Among the world’s five major annual motor shows in Geneva, Detroit, Frankfurt, Paris and Tokyo, the biennial Tokyo Motor Show — to be held Oct. 27 to Nov. 11 at the Makuhari Messe convention center in Chiba Prefecture — will be the only one that features cars, commercial vehicles and motorcycles at the same time, he said.
According to the association, the show will feature 520 cars and motorcycles, while 241 companies from 11 countries and a region will be represented.
Among the displays, 71 vehicles will be making their world premieres.

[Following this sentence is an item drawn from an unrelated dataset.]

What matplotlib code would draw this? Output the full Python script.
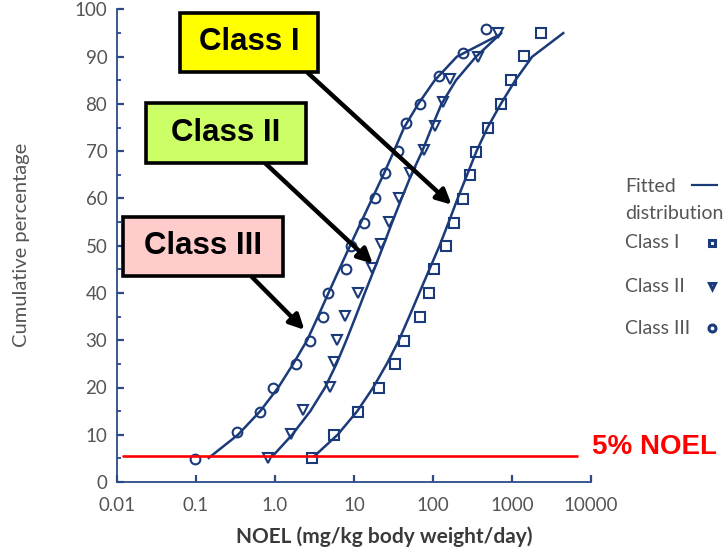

In line with the rising demand for cleaner-running and safer vehicles and consumers’ desire to cushion the impact of rising oil prices, automakers will showcase concept vehicles with advanced environment and safety technologies.
Cho, also the chairman of Toyota Motor Corp., said Japanese manufacturers hold the edge in these technologies and thus hope the show will deepen public understanding.
Participatory events will be especially important to inspire drivers to pry open their wallets and buy new vehicles at a time when car sales are dropping here.
New car sales in Japan have been declining year on year for the past 26 months.
“Automakers are set to introduce many new models later this year. I hope that the show will stimulate the market,” Cho said.
Organizers hope to attract more than 1.51 million visitors to this year’s show, slightly more than the last show two years ago.